- _The task_
Retype word for word the first line of the listing and each line after it up to the line with "const B_DASH = [0.3, 1.3];", with the pictures taken out.

- _Collected data_
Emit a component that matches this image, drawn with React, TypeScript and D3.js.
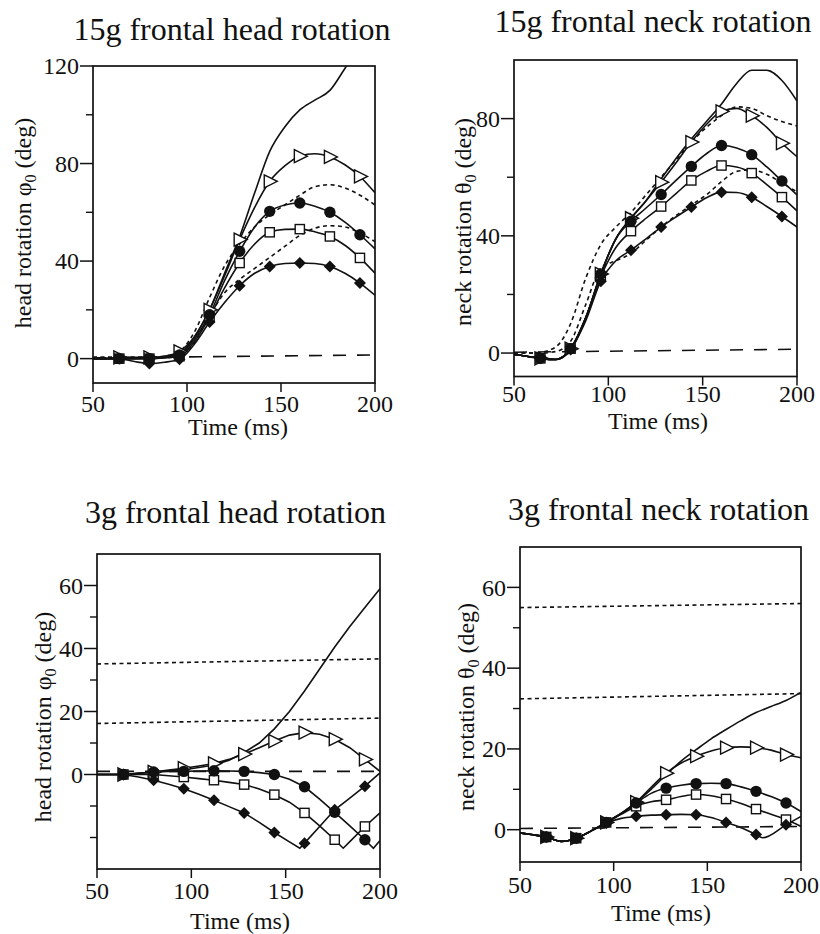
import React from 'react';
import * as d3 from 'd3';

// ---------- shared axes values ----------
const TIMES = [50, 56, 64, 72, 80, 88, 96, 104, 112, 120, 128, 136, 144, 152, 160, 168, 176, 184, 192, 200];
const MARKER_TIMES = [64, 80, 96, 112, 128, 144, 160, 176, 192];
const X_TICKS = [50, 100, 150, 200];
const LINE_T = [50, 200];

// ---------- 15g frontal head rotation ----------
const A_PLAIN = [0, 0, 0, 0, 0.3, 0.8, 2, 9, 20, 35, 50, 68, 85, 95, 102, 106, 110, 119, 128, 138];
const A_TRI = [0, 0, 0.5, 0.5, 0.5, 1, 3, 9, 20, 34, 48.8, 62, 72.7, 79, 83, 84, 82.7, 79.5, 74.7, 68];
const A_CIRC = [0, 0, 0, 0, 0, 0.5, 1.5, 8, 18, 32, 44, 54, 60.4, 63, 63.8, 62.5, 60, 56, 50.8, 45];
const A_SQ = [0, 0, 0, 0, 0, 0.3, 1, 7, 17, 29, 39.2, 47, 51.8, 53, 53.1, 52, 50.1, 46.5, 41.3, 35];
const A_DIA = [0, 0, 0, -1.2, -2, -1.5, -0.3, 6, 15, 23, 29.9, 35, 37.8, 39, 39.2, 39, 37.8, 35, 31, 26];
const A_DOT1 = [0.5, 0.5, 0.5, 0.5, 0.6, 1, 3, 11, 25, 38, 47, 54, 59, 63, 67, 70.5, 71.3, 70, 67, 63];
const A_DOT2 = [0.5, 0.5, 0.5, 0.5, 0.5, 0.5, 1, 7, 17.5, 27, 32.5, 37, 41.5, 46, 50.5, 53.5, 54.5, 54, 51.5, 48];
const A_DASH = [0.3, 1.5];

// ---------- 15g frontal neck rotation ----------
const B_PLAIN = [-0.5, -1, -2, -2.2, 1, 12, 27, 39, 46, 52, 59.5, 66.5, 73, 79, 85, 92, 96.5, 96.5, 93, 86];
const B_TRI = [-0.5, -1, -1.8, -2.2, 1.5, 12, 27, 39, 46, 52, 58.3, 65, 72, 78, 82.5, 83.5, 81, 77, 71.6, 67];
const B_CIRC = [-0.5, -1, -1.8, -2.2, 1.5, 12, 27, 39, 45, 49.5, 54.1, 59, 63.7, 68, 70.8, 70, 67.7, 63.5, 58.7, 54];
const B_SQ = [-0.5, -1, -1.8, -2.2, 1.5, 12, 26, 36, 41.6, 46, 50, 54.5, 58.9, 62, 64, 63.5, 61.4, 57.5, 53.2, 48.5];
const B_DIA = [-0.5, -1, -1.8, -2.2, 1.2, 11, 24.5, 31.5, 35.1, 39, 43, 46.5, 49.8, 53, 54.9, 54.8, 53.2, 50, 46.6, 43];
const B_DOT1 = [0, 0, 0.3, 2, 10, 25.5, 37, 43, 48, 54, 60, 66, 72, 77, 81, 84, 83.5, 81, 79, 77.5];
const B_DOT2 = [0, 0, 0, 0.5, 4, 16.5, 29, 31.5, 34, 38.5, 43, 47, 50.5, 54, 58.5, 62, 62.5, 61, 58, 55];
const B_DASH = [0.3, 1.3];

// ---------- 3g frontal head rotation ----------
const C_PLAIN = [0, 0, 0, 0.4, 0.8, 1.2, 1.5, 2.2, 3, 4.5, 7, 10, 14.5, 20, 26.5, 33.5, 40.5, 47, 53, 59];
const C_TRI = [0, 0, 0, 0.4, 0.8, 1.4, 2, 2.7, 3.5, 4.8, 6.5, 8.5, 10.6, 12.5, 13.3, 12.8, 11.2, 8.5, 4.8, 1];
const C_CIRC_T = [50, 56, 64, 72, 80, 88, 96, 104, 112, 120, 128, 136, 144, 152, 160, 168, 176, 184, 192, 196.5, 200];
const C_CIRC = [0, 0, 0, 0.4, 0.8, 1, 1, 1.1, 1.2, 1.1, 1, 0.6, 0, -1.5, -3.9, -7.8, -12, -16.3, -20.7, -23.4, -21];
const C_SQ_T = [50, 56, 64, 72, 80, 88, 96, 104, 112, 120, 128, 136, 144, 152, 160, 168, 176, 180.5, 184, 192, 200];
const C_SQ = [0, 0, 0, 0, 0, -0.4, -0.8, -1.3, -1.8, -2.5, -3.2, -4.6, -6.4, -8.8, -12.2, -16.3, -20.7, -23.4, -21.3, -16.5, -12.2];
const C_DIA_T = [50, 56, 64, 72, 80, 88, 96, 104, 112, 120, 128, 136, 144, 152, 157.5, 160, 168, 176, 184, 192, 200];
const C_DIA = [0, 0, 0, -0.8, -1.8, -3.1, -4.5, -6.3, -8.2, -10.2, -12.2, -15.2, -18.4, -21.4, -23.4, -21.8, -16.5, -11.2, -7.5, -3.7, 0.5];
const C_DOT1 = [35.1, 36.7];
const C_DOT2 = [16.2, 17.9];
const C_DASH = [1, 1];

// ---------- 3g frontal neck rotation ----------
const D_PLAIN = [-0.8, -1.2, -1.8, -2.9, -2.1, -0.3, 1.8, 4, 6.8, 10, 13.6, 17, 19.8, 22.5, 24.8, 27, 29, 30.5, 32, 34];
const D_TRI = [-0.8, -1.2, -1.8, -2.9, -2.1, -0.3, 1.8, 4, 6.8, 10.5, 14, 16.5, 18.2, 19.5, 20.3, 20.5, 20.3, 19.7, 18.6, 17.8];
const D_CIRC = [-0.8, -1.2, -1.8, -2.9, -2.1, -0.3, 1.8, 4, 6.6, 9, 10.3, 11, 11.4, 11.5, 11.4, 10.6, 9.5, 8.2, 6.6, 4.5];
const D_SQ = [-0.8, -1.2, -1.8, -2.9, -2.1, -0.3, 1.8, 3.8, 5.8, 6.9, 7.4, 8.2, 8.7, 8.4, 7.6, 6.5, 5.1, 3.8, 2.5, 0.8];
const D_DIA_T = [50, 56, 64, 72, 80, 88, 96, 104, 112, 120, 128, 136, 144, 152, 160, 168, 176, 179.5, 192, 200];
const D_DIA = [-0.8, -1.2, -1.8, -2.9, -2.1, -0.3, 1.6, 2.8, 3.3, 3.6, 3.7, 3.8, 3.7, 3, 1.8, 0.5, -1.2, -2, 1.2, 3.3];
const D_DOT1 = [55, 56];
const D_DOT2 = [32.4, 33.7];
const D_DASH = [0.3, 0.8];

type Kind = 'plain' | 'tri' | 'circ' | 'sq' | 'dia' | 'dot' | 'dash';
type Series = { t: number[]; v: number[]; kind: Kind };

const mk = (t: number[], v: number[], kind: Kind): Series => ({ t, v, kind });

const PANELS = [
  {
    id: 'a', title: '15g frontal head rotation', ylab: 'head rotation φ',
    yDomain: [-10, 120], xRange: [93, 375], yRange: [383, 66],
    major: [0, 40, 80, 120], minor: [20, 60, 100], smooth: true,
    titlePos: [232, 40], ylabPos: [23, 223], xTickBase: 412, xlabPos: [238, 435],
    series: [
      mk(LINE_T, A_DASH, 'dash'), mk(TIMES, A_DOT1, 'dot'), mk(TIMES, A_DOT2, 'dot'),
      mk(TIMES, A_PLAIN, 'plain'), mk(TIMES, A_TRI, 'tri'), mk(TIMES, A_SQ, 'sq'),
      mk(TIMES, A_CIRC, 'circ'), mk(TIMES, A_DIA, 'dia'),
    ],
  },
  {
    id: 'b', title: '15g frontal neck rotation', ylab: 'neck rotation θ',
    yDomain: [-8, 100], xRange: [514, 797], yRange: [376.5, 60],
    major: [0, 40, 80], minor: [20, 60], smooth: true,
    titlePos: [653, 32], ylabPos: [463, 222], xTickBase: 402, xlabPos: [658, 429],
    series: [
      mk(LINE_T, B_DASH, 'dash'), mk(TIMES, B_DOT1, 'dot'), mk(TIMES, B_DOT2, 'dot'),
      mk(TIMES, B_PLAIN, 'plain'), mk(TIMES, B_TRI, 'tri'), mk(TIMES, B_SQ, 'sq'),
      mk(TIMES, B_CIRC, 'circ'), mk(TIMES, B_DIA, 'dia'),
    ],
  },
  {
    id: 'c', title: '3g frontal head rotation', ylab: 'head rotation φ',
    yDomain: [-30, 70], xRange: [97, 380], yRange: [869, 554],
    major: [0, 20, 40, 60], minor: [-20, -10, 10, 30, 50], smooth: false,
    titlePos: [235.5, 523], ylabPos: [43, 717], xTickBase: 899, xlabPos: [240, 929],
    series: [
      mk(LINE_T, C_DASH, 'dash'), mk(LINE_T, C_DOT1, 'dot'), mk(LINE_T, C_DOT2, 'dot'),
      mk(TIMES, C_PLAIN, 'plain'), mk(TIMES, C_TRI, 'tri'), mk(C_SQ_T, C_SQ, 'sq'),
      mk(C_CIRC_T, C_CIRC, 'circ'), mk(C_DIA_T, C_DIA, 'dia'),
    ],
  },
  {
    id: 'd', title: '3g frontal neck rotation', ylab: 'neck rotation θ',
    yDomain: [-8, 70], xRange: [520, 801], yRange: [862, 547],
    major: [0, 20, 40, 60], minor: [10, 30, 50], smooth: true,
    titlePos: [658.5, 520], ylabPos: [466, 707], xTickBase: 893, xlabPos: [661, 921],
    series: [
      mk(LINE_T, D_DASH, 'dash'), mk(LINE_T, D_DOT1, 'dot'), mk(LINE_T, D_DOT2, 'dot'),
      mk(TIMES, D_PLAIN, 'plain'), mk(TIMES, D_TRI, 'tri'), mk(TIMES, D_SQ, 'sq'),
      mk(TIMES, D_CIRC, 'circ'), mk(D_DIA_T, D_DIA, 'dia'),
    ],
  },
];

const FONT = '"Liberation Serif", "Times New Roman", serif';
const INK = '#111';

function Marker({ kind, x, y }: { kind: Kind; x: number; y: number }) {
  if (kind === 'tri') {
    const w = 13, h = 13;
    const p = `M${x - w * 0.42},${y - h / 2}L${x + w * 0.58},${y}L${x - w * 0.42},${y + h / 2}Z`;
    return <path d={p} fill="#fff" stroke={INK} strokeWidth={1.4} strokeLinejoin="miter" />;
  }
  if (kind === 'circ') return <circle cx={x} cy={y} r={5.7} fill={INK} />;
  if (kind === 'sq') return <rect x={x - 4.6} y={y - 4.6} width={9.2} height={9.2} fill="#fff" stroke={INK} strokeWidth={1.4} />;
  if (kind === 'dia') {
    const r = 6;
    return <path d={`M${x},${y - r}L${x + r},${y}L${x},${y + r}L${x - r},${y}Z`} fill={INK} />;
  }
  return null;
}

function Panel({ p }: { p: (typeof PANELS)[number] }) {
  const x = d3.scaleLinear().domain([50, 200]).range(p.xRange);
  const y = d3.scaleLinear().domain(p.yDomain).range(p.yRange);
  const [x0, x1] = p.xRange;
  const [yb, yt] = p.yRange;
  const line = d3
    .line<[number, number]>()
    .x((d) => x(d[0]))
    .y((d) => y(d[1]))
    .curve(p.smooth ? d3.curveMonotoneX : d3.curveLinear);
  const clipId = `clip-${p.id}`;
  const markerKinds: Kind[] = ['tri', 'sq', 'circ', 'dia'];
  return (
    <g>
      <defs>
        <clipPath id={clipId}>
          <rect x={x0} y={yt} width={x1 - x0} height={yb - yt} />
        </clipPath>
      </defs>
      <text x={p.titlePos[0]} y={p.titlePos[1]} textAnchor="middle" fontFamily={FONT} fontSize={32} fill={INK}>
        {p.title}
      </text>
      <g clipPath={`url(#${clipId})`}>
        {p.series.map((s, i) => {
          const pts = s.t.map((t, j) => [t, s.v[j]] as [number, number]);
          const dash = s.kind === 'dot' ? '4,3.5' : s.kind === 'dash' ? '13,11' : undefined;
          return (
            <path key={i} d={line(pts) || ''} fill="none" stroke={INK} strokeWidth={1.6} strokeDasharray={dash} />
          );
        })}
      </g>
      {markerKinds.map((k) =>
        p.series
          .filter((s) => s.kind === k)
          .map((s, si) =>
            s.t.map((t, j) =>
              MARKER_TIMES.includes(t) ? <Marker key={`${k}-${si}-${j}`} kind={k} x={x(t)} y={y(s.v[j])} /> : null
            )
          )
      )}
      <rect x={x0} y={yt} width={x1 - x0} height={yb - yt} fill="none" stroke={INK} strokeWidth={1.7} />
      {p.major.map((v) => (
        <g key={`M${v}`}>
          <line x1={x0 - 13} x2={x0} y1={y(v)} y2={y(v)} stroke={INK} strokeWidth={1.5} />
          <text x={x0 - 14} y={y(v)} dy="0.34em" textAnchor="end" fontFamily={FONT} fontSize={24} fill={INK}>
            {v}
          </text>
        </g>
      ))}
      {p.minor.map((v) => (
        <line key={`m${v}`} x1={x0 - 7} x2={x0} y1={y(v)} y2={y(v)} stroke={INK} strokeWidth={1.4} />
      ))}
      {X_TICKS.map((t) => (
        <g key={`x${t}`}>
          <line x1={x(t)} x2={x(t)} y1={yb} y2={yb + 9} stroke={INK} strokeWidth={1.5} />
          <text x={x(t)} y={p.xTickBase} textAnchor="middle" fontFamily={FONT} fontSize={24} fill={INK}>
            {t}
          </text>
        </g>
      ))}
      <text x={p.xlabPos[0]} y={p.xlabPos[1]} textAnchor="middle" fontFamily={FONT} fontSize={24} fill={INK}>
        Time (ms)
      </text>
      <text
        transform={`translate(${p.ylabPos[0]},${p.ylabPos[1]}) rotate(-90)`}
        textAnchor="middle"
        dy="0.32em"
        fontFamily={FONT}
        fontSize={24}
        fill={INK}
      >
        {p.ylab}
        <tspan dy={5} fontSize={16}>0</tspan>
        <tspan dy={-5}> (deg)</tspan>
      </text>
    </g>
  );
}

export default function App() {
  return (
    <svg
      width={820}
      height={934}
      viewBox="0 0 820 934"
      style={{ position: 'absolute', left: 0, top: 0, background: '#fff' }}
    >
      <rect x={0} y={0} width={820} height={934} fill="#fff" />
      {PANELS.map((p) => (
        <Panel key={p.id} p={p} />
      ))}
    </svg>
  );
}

- _The answer_
Emit a component that matches this image, drawn with React, TypeScript and D3.js.
import React from 'react';
import * as d3 from 'd3';

// ---------- shared axes values ----------
const TIMES = [50, 56, 64, 72, 80, 88, 96, 104, 112, 120, 128, 136, 144, 152, 160, 168, 176, 184, 192, 200];
const MARKER_TIMES = [64, 80, 96, 112, 128, 144, 160, 176, 192];
const X_TICKS = [50, 100, 150, 200];
const LINE_T = [50, 200];

// ---------- 15g frontal head rotation ----------
const A_PLAIN = [0, 0, 0, 0, 0.3, 0.8, 2, 9, 20, 35, 50, 68, 85, 95, 102, 106, 110, 119, 128, 138];
const A_TRI = [0, 0, 0.5, 0.5, 0.5, 1, 3, 9, 20, 34, 48.8, 62, 72.7, 79, 83, 84, 82.7, 79.5, 74.7, 68];
const A_CIRC = [0, 0, 0, 0, 0, 0.5, 1.5, 8, 18, 32, 44, 54, 60.4, 63, 63.8, 62.5, 60, 56, 50.8, 45];
const A_SQ = [0, 0, 0, 0, 0, 0.3, 1, 7, 17, 29, 39.2, 47, 51.8, 53, 53.1, 52, 50.1, 46.5, 41.3, 35];
const A_DIA = [0, 0, 0, -1.2, -2, -1.5, -0.3, 6, 15, 23, 29.9, 35, 37.8, 39, 39.2, 39, 37.8, 35, 31, 26];
const A_DOT1 = [0.5, 0.5, 0.5, 0.5, 0.6, 1, 3, 11, 25, 38, 47, 54, 59, 63, 67, 70.5, 71.3, 70, 67, 63];
const A_DOT2 = [0.5, 0.5, 0.5, 0.5, 0.5, 0.5, 1, 7, 17.5, 27, 32.5, 37, 41.5, 46, 50.5, 53.5, 54.5, 54, 51.5, 48];
const A_DASH = [0.3, 1.5];

// ---------- 15g frontal neck rotation ----------
const B_PLAIN = [-0.5, -1, -2, -2.2, 1, 12, 27, 39, 46, 52, 59.5, 66.5, 73, 79, 85, 92, 96.5, 96.5, 93, 86];
const B_TRI = [-0.5, -1, -1.8, -2.2, 1.5, 12, 27, 39, 46, 52, 58.3, 65, 72, 78, 82.5, 83.5, 81, 77, 71.6, 67];
const B_CIRC = [-0.5, -1, -1.8, -2.2, 1.5, 12, 27, 39, 45, 49.5, 54.1, 59, 63.7, 68, 70.8, 70, 67.7, 63.5, 58.7, 54];
const B_SQ = [-0.5, -1, -1.8, -2.2, 1.5, 12, 26, 36, 41.6, 46, 50, 54.5, 58.9, 62, 64, 63.5, 61.4, 57.5, 53.2, 48.5];
const B_DIA = [-0.5, -1, -1.8, -2.2, 1.2, 11, 24.5, 31.5, 35.1, 39, 43, 46.5, 49.8, 53, 54.9, 54.8, 53.2, 50, 46.6, 43];
const B_DOT1 = [0, 0, 0.3, 2, 10, 25.5, 37, 43, 48, 54, 60, 66, 72, 77, 81, 84, 83.5, 81, 79, 77.5];
const B_DOT2 = [0, 0, 0, 0.5, 4, 16.5, 29, 31.5, 34, 38.5, 43, 47, 50.5, 54, 58.5, 62, 62.5, 61, 58, 55];
const B_DASH = [0.3, 1.3];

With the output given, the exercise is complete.